Тем же вечером в «Сельской чести» тенору предстояло впервые появиться перед каирской аудиторией. Но после приключений он был не в лучшей форме и «сорвал» в нескольких местах высокие ноты, что публике, естественно, не понравилось, и она заявила об этом неодобрительным ропотом. Правда, в следующих спектаклях Карузо смог показать себя с наилучшей стороны, и в целом египетские гастроли прошли для него успешно.
В Каире Карузо добавил в репертуар партии Эдгара в «Лючии ди Ламмермур» Г. Доницетти, Энцо Гримальдо в «Джоконде» А. Понкьелли и Де Грие в опере Дж. Пуччини «Манон Леско», причем подготовить последнюю из этих ролей Эррико успел всего за пять дней!
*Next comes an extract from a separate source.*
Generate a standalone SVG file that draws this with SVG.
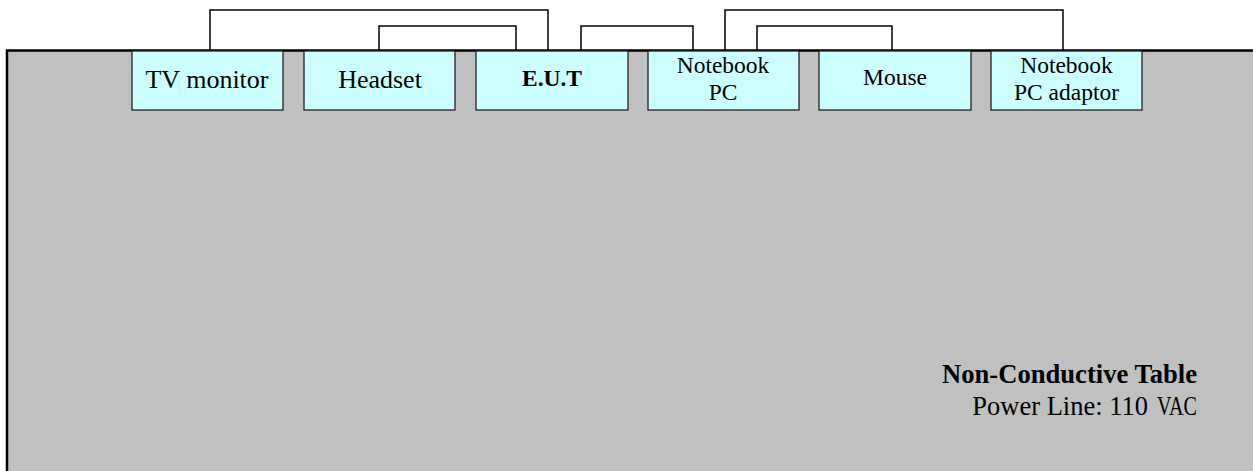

Другое дело — насколько хорошо у него это получилось… Выступая в роли Де Грие, Карузо забывал и путал слова. Можно только догадываться, как рассвирепел бы Пуччини, всегда тщательно работавший с либреттистами, если бы он услышал импровизации тенора в четвертом акте! Однако Карузо нашел довольно оригинальный выход из положения: своей партнерше, сопрано Э. Бианкини-Капелли (также ученице маэстро Верджине), тенор умудрился прикрепить на спину листочек с текстом своей партии и время от времени «случайно» оказывался позади партнерши.
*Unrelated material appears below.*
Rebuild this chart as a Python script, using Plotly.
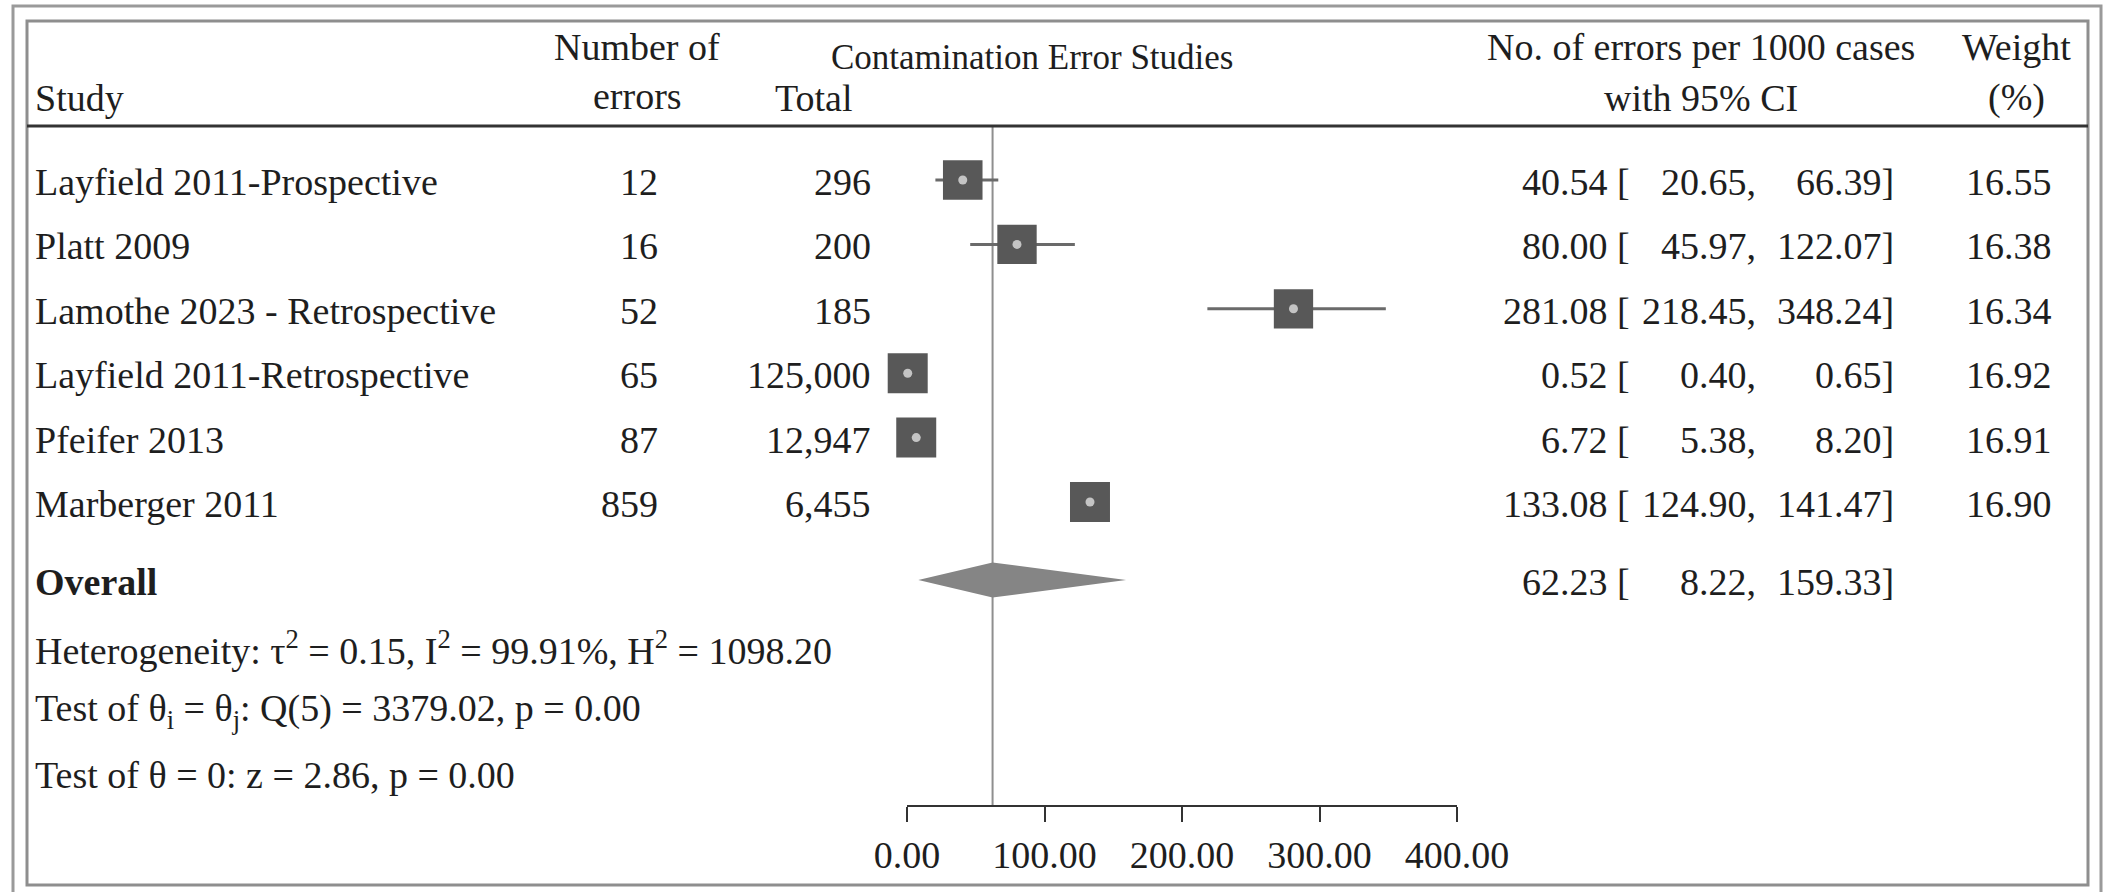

Вскоре после возвращения из Египта Карузо пригласили петь в театре «Меркаданте» в Неаполе — на той самой сцене, где он совсем недавно с треском провалился, даже не дойдя до оркестровых репетиций. Здесь его «послужной список» пополнился партией Тибальда в опере В. Беллини «Капулетти и Монтекки» — ролью, к которой он никогда больше не возвращался. Вместе с Карузо в этой опере пела восемнадцатилетняя Эмма Карелли, быстро вошедшая в число ведущих лирико-драматических сопрано Италии и ставшая одной из любимейших певиц Пьетро Масканьи. Через пять лет она будет партнершей Карузо в «Богеме» во время первого выступления тенора на сцене «Ла Скала».